Boreal forests, which are increasingly affected by climate change, hold significant ecological value and are central to the global carbon cycle. Therefore, the effective monitoring of these forests is of great importance. This thesis aims to advance methodologies for monitoring the northern European boreal forests, with a primary focus on Finnish forests. Specifically, the thesis develops a new hybrid method that combines a forest reflectance model with a machine learning algorithm to retrieve forest variables from passive optical remote sensing data.

To develop this method, the research began by assessing the suitability of machine learning algorithms for retrieving forest variables in Finnish forests and determining the spectral resolution of the remote sensing data required for accurate forest variable retrievals. Subsequently, the accuracy of a forest reflectance model was improved for the determined spectral resolution. Finally, a new hybrid method was developed by integrating the forest reflectance model with a machine learning algorithm. In addition, very-high-resolution images were used to enhance the robustness and accuracy of the hybrid method.

This thesis makes several contributions to the advancement of boreal forest monitoring methods.
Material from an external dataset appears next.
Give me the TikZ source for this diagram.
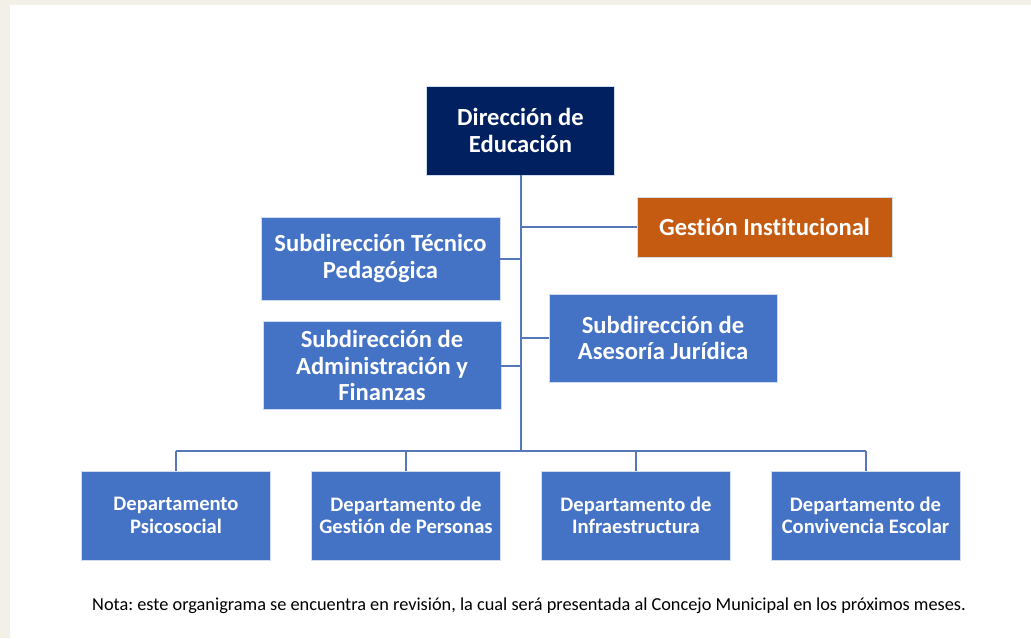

First, it demonstrates that the added value of hyperspectral imaging is primarily linked to forest variables that include species-specific information, whereas traditional spaceborne multispectral remote sensing data is sufficient for accurately retrieving common forest structural variables. Second, the spatial pattern of trees and the ratio of branch area to leaf area were found to significantly influence forest reflectance modelling accuracy. Third, the results show that hybrid methods hold great promise for retrieving forest structure. Despite the promising results, challenges remain. The main challenge of the developed hybrid method was the disparity between the datasets used for training and testing, which highlighted the importance of spectral and structural representativeness in machine learning-based applications.

While the thesis presents relevant findings for advancing methodologies in boreal forest monitoring, it also highlights several challenges and limitations that need to be addressed. Overcoming these challenges requires further investigation, emphasising the need for additional research. Overall, this thesis provides a solid foundation for developing hybrid methods that use forest reflectance models, contributing to the evolving field of hybrid approaches in remote sensing research.